O Cântico da Criaturas e a Reforma
A espiritualidade franciscana protestante do louvor
Por Ir. Rev. Edson — para a OFSE (Ordem Franciscana dos Servos Evangélicos)
Em 1225, São Francisco de Assis entoou o Cântico das Criaturas, também chamado de Cântico do Irmão Sol, oferecendo à Igreja um dos mais belos testemunhos da integração entre fé e criação. O texto, nascido da pobreza e da contemplação, tornou-se uma das expressões mais puras da teologia do louvor. O que muitos esquecem é que esse mesmo espírito atravessou os séculos e reencontrou sua voz na Reforma Protestante, quando o louvor foi novamente reconhecido como resposta livre e viva à graça de Deus.
A OFSE, como expressão contemporânea do franciscanismo protestante, lê o Cântico das Criaturas à luz da Escritura e da Reforma, reconhecendo que, tanto em Francisco quanto em Lutero, há uma mesma paixão pelo Deus encarnado e pela bondade de sua criação. Ambos reagiram à espiritualidade fria e distante do seu tempo. Francisco o fez saindo dos palácios para cantar com os pobres; Lutero, saindo dos claustros para cantar com o povo de Deus.
Martinho Lutero afirmou: “A música é dom de Deus, não invenção humana; ela expulsa o demônio e torna as pessoas alegres” (WA 50, 370). O Cântico das Criaturas reflete o mesmo princípio: a criação é uma sinfonia que louva o Criador.

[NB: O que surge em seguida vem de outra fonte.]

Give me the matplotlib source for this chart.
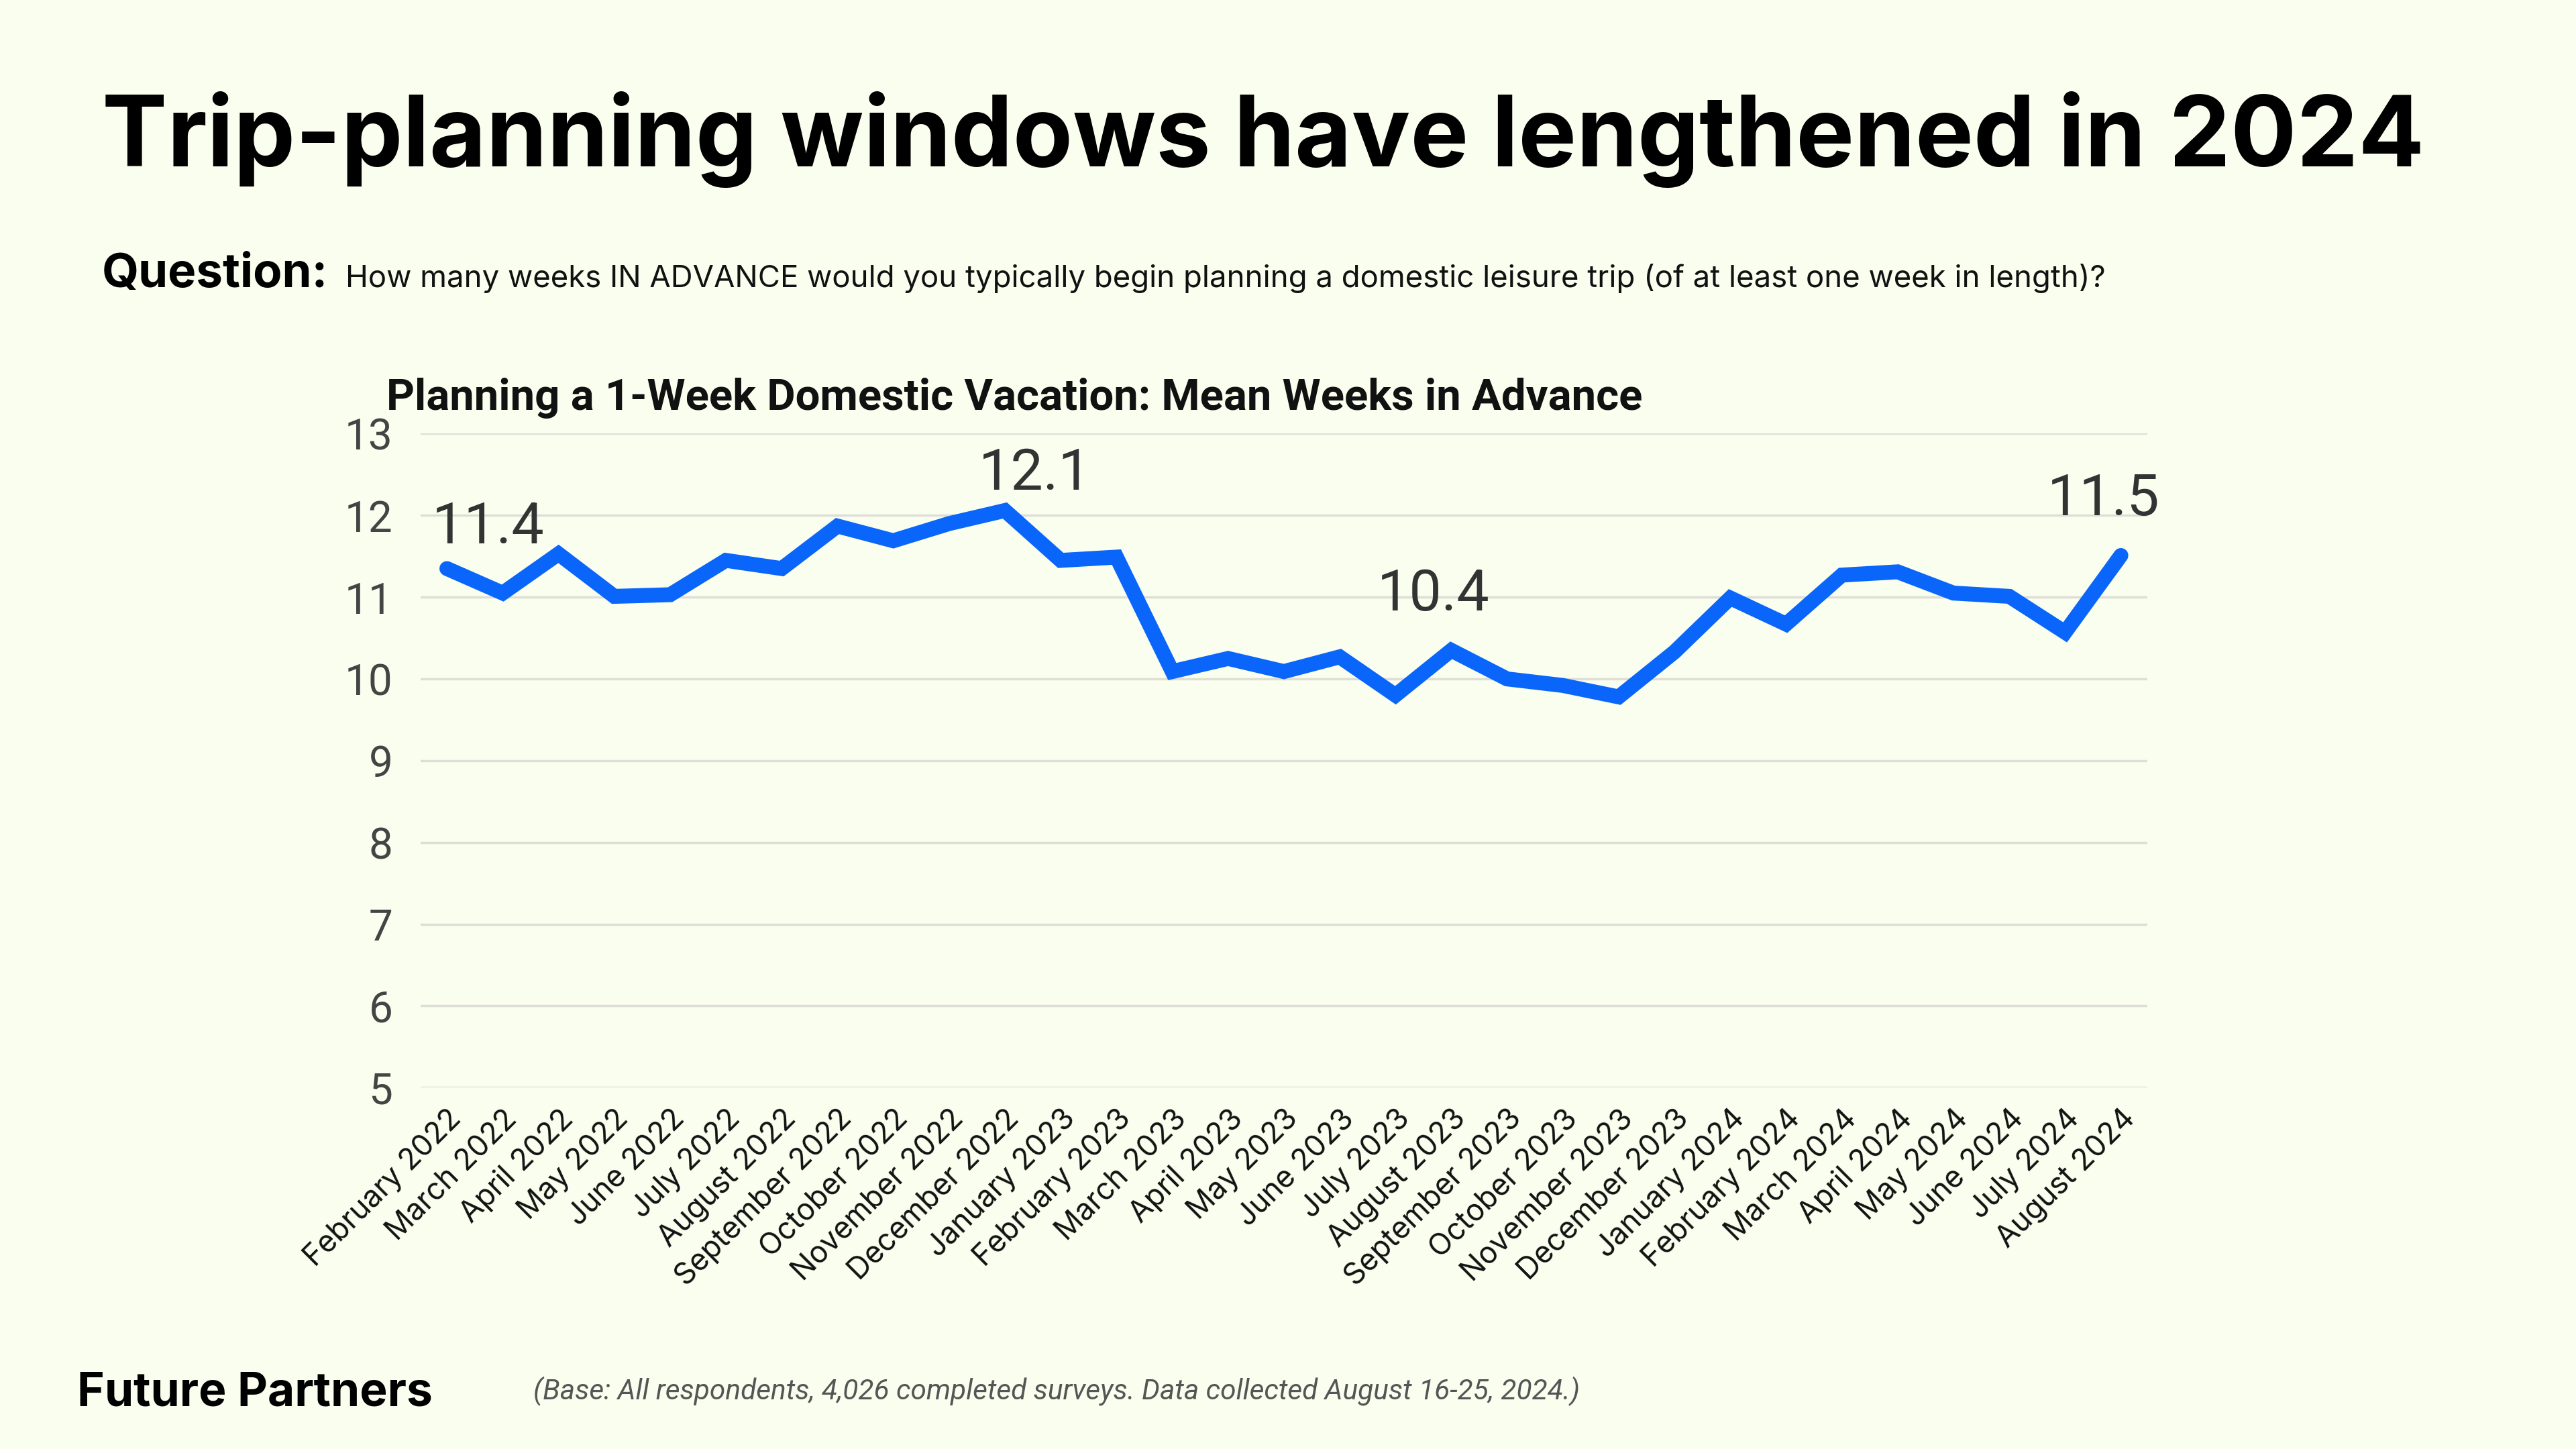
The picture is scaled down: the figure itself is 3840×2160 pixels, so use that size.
import matplotlib
matplotlib.use("Agg")
import matplotlib.pyplot as plt

months = ["February 2022", "March 2022", "April 2022", "May 2022", "June 2022",
          "July 2022", "August 2022", "September 2022", "October 2022",
          "November 2022", "December 2022", "January 2023", "February 2023",
          "March 2023", "April 2023", "May 2023", "June 2023", "July 2023",
          "August 2023", "September 2023", "October 2023", "November 2023",
          "December 2023", "January 2024", "February 2024", "March 2024",
          "April 2024", "May 2024", "June 2024", "July 2024", "August 2024"]
mean_weeks = [11.35, 11.05, 11.53, 11.01, 11.03, 11.45, 11.35, 11.87, 11.69,
              11.90, 12.06, 11.45, 11.49, 10.09, 10.25, 10.09, 10.27, 9.80,
              10.35, 10.00, 9.92, 9.78, 10.33, 10.99, 10.67, 11.27, 11.31,
              11.05, 11.01, 10.57, 11.51]
# labelled points: index, text, offset in points
callouts = [(0, "11.4", (44, 44)), (10, "12.1", (32, 39)),
            (18, "10.4", (-19, 60)), (30, "11.5", (-19, 60))]
yticks = [5, 6, 7, 8, 9, 10, 11, 12, 13]

bg = "#FAFEEE"
blue = "#0A66FA"

fig = plt.figure(figsize=(38.4, 21.6), dpi=100, facecolor=bg)
ax = fig.add_axes([0.1633, 0.2494, 0.6702, 0.4513])
ax.set_facecolor(bg)

x = list(range(len(months)))
ax.plot(x, mean_weeks, color=blue, lw=16, solid_joinstyle="miter",
        solid_capstyle="round", zorder=3)

for i, txt, off in callouts:
    ax.annotate(txt, (x[i], mean_weeks[i]), xytext=off, textcoords="offset points",
                ha="center", va="center", fontsize=62, color="#333333",
                family="Roboto", zorder=4)

ax.set_ylim(5, 13)
ax.set_xlim(-0.47, len(months) - 1 + 0.47)
ax.set_yticks(yticks)
ax.set_yticklabels([str(v) for v in yticks], fontsize=46, color="#444444",
                   family="Roboto")
ax.set_xticks(x)
ax.set_xticklabels(months, rotation=45, ha="right", rotation_mode="anchor",
                   fontsize=32, color="#111111", family="Inter")
ax.tick_params(axis="both", length=0)
ax.tick_params(axis="y", pad=30)
ax.tick_params(axis="x", pad=18)
ax.grid(axis="y", color="#DEDED6", lw=2.5)
ax.set_axisbelow(True)
for s in ax.spines.values():
    s.set_visible(False)

fig.text(0.0395, 0.885, "Trip-planning windows have lengthened in 2024",
         fontsize=105, fontweight="bold", family="Inter", color="#000000",
         va="baseline")
fig.text(0.0395, 0.802, "Question:", fontsize=51, fontweight="bold",
         family="Inter", color="#000000", va="baseline")
fig.text(0.134, 0.802,
         "How many weeks IN ADVANCE would you typically begin planning a domestic "
         "leisure trip (of at least one week in length)?",
         fontsize=32.8, family="Inter", color="#111111", va="baseline")
fig.text(0.150, 0.717, "Planning a 1-Week Domestic Vacation: Mean Weeks in Advance",
         fontsize=47, fontweight="bold", family="Roboto", color="#111111",
         va="baseline")
fig.text(0.030, 0.030, "Future Partners", fontsize=50, fontweight="bold",
         family="Inter", color="#000000", va="baseline")
fig.text(0.207, 0.034,
         "(Base: All respondents, 4,026 completed surveys. Data collected August 16-25, 2024.)",
         fontsize=30.5, style="italic", family="Roboto", color="#555555",
         va="baseline")

fig.savefig("out.png", dpi=100, facecolor=bg)
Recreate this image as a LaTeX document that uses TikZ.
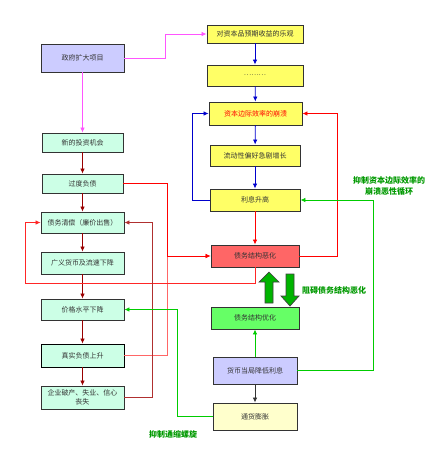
\documentclass[tikz,border=0pt]{standalone}
\usepackage{fontspec}
\setmainfont{Noto Sans CJK SC}
\usepackage{tikz}
\usetikzlibrary{arrows.meta,shadows}

\definecolor{lav}{HTML}{CCCCFF}
\definecolor{mint}{HTML}{CCFFE6}
\definecolor{lemon}{HTML}{FFFF66}
\definecolor{salmon}{HTML}{FF6666}
\definecolor{lime}{HTML}{66FF66}
\definecolor{cream}{HTML}{FFFFCC}
\definecolor{pinky}{HTML}{FF55FF}
\definecolor{darkred}{HTML}{990000}
\definecolor{brick}{HTML}{B03030}
\definecolor{deepblue}{HTML}{0000CC}
\definecolor{leaf}{HTML}{00CC00}
\definecolor{notegreen}{HTML}{009900}
\definecolor{bigarrow}{HTML}{00B400}

\begin{document}
\begin{tikzpicture}[x=1pt, y=-1pt, >={Latex[length=5pt,width=4.5pt]}]
\tikzstyle{every node} = [inner sep=0pt, font=\fontsize{7}{8.5}\selectfont, text=black!80]
\tikzstyle{box} = [draw=black!80, line width=0.9pt, drop shadow={shadow xshift=0.8pt, shadow yshift=-0.8pt, fill=black!35}]
\tikzstyle{note} = [font=\fontsize{8}{11}\selectfont\bfseries, text=notegreen, align=center]
\useasboundingbox (0,0) rectangle (445,469);

% left column
\node[box, fill=lav, minimum width=83, minimum height=28](A) at (82.5,58) {政府扩大项目};
\node[box, fill=mint, minimum width=81, minimum height=19](B) at (82.5,142.5) {新的投资机会};
\node[box, fill=mint, minimum width=81, minimum height=19](C) at (82.5,183.5) {过度负债};
\node[box, fill=mint, minimum width=83, minimum height=21](D) at (82.5,222.5) {债务清偿（廉价出售）};
\node[box, fill=mint, minimum width=83, minimum height=22](E) at (82.5,263) {广义货币及流速下降};
\node[box, fill=mint, minimum width=83, minimum height=21](F) at (82.5,309.5) {价格水平下降};
\node[box, fill=mint, minimum width=83, minimum height=23, draw=black](G) at (82.5,355.5) {真实负债上升};
\node[box, fill=mint, minimum width=83, minimum height=23, align=center](H) at (82.5,397.5) {企业破产、失业、信心\\丧失};

% right column
\node[box, fill=lemon, minimum width=96, minimum height=18](I) at (255,34) {对资本品预期收益的乐观};
\node[box, fill=lemon, minimum width=96, minimum height=21](J) at (255,75.5) {………};
\node[box, fill=lemon, minimum width=93, minimum height=23, text=red](K) at (255.5,113.5) {资本边际效率的崩溃};
\node[box, fill=lemon, minimum width=90, minimum height=21](L) at (255,155.5) {流动性偏好急剧增长};
\node[box, fill=lemon, minimum width=90, minimum height=22](M) at (255,200) {利息升高};
\node[box, fill=salmon, minimum width=88, minimum height=22](N) at (255,256) {债务结构恶化};
\node[box, fill=lime, minimum width=88, minimum height=22](O) at (255,318) {债务结构优化};
\node[box, fill=lav, minimum width=84, minimum height=27](P) at (255,370.5) {货币当局降低利息};
\node[box, fill=cream, minimum width=84, minimum height=27](Q) at (255,416.5) {通货膨胀};

% notes
\node[note](R) at (334,290) {阻碍债务结构恶化};
\node[note](S) at (389,186.5) {抑制资本边际效率的\\崩溃恶性循环};
\node[note](T) at (173,434) {抑制通缩螺旋};

% big arrows
\draw [fill=bigarrow, draw=black!75, line width=0.7pt] (269,272) -- (279,282) -- (273,282) -- (273,303) -- (265,303) -- (265,282) -- (259,282) -- cycle;
\draw [fill=bigarrow, draw=black!75, line width=0.7pt] (290,306) -- (299,296) -- (294,296) -- (294,274) -- (286,274) -- (286,296) -- (281,296) -- cycle;

\draw [->][pinky, thick] (A.east) -- ++(41,0) |- (I.west);
\draw [->][pinky, thick] (A) -- (B);
\foreach \from/\to in {B/C, C/D, D/E, E/F, F/G, G/H}
\draw [->][darkred, thick] (\from) -- (\to);
\foreach \from/\to in {I/J, J/K, K/L, L/M}
\draw [->][deepblue, thick] (\from) -- (\to);
\draw [->][deepblue, thick] (M.west) -- ++(-17,0) |- (K.west);

\draw [->][red!60, thick] (G.east) -- ++(43,0) |- (N.west);
\draw [->][red, thick] (C.east) -- ++(44,0) |- (N.west);
\draw [->][red, thick] (M) -- (N);
\draw [->][red, thick] (N.east) -- ++(38,0) |- (K.east);
\draw [->][red!85, thick] (N.south) -- ++(0,16) -- ++(-230,0) |- (D.west);
\draw [->][brick, thick] (H.east) -- ++(28,0) |- (D.east);

\draw [->][leaf, thick] (P.east) -- ++(76,0) |- (M.east);
\draw [->][leaf, thick] (P) -- (O);
\draw [->][leaf, thick] (Q.west) -- ++(-35,0) |- (F.east);
\draw [->][black!80, thick] (P) -- (Q);

\end{tikzpicture}
\end{document}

Assim como Lutero traduziu os salmos para que o povo pudesse cantar a fé, Francisco traduziu a criação em louvor para que toda a natureza se tornasse oração.
A teologia reformada da criação, expressa em João Calvino (Institutas, I.14.20), reforça essa mesma visão: “Toda a criação é um espelho no qual podemos contemplar a glória de Deus”. Francisco, sete séculos antes, já havia contemplado essa glória ao chamar o sol, o vento e a água de irmãos e irmãs. Na espiritualidade da OFSE, esses ecos se encontram — a humildade franciscana e a reverência reformada formam uma única melodia de adoração.
Mas o louvor franciscano-protestante não é apenas estético; ele é ético e missionário. Como recorda João Wesley, “a santidade não é outra coisa senão amor em ação” (Sermão 92, Sobre a Santidade Interior e Exterior). O cântico torna-se missão quando se transforma em cuidado, quando o servo evangélico vê no irmão, na criação e nos pobres o rosto de Cristo sofredor. Assim, o louvor se faz serviço.
A Ordem Franciscana dos Servos Evangélicos (OFSE) vive, portanto, essa herança de maneira encarnada: cantar é evangelizar, louvar é servir, contemplar é cuidar. No cântico e na cruz, o servo franciscano reconhece que “dele, por ele e para ele são todas as coisas” (Rm 11.36).
O Cântico das Criaturas, relido à luz da Reforma, é uma ponte espiritual entre Assis e Wittenberg. Em ambos, o Evangelho é redescoberto como liberdade e gratidão. Na OFSE, celebramos esse cântico não como relíquia medieval, mas como oração viva do coração protestante que crê, trabalha e louva — porque, em Cristo, “toda a criação geme e aguarda” (Rm 8.22), mas também canta a esperança de sua redenção.